GOAL
Gather, from the data below, each line in which the word "diagram" occurs.

STORED ROWS

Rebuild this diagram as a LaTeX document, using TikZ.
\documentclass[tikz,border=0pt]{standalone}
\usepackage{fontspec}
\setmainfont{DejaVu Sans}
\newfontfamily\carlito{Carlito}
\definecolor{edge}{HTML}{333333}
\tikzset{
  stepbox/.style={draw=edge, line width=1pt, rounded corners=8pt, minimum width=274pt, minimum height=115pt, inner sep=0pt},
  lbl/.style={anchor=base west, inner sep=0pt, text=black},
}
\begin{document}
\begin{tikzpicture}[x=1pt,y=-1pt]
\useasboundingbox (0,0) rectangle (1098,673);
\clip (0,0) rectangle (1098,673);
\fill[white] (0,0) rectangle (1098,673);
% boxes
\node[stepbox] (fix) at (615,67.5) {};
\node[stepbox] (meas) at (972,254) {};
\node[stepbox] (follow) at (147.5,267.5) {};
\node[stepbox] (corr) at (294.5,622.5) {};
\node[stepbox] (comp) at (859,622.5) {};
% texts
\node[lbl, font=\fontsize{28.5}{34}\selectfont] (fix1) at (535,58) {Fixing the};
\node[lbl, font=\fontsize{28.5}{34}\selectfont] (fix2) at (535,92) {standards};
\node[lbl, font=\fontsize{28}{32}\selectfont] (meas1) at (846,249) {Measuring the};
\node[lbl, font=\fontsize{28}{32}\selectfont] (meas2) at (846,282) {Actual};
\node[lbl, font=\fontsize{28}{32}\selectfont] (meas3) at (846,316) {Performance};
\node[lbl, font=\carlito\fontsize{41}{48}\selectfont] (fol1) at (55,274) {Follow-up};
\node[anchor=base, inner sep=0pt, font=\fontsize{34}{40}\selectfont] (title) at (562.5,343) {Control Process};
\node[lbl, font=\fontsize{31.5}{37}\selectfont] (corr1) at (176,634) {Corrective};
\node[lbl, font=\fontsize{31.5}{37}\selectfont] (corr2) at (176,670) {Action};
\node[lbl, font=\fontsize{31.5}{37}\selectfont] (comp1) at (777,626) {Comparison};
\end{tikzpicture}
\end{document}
--
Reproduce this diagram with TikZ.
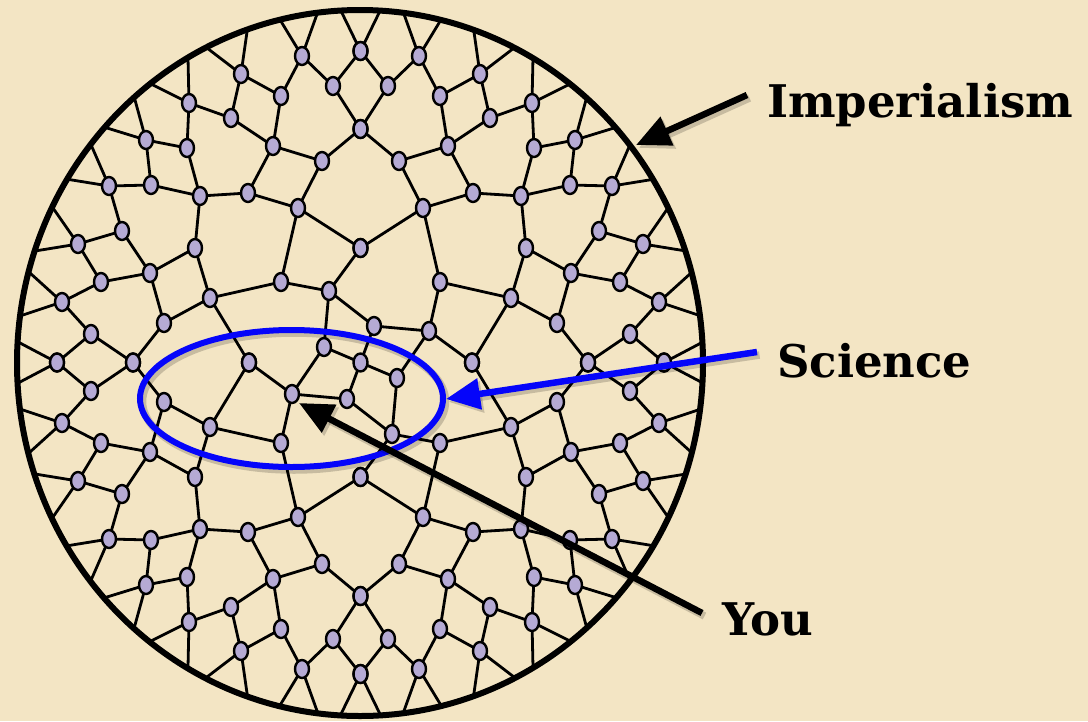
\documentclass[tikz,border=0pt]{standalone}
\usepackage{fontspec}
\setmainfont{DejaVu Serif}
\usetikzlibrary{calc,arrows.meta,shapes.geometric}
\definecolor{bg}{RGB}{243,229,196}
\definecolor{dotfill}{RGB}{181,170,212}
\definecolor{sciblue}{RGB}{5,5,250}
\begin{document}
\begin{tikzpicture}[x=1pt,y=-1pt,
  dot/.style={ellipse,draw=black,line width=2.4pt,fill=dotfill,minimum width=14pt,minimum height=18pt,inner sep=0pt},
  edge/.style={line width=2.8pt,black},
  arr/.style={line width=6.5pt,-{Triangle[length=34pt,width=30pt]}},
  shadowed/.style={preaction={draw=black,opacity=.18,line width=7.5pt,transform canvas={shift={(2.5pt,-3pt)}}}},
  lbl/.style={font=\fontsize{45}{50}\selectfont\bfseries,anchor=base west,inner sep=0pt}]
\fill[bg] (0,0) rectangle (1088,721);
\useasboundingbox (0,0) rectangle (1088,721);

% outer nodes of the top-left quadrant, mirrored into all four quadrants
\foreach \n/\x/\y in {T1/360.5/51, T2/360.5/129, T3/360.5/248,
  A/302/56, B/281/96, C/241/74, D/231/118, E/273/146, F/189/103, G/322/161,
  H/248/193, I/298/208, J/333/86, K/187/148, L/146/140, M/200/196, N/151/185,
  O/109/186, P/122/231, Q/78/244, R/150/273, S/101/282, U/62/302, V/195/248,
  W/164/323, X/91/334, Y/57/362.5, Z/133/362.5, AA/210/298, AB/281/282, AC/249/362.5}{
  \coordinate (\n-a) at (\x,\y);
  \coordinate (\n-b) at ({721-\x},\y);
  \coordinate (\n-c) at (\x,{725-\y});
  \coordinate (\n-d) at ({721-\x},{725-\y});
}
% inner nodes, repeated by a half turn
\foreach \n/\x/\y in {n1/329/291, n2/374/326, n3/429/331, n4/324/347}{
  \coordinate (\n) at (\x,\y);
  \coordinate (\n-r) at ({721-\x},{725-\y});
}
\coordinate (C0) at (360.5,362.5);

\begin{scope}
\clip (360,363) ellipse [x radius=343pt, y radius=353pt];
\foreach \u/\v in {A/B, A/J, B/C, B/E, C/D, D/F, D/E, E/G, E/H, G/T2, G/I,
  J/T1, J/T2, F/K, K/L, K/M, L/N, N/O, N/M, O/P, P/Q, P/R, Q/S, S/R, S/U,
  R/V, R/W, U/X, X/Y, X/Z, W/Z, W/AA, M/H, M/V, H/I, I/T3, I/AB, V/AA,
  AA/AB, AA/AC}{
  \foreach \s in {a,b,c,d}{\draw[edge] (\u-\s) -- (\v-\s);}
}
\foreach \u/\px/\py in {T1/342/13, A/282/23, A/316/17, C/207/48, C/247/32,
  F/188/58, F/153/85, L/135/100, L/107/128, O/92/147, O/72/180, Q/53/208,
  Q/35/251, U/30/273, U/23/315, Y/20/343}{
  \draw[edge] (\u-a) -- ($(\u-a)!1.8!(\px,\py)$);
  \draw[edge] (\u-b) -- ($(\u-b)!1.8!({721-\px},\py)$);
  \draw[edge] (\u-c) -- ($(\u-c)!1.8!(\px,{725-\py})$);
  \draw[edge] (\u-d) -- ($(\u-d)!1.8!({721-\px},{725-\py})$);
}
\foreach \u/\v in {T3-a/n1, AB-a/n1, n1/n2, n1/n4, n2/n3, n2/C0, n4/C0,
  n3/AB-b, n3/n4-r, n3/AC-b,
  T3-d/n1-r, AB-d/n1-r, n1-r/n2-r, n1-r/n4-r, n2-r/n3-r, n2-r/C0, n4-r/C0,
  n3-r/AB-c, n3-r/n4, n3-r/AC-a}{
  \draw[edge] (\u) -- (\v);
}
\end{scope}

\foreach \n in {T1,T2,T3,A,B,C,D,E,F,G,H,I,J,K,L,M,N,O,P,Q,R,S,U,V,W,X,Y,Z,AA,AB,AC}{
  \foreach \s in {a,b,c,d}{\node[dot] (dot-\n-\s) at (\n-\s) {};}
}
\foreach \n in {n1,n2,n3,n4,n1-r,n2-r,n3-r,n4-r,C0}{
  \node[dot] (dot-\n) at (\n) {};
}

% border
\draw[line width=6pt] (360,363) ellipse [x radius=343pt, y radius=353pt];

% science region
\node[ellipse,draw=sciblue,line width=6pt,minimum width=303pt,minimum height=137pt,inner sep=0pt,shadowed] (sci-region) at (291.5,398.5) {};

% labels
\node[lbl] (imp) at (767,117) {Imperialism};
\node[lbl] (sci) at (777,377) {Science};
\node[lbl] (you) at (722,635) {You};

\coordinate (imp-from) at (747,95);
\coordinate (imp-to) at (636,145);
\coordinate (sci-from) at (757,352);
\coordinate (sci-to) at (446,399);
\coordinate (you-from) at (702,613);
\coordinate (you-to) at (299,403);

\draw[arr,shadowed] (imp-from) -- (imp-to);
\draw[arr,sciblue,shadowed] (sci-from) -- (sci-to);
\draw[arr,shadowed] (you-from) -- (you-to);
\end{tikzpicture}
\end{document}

IN RESPONSE
Rebuild this diagram as a LaTeX document, using TikZ.
Reproduce this diagram with TikZ.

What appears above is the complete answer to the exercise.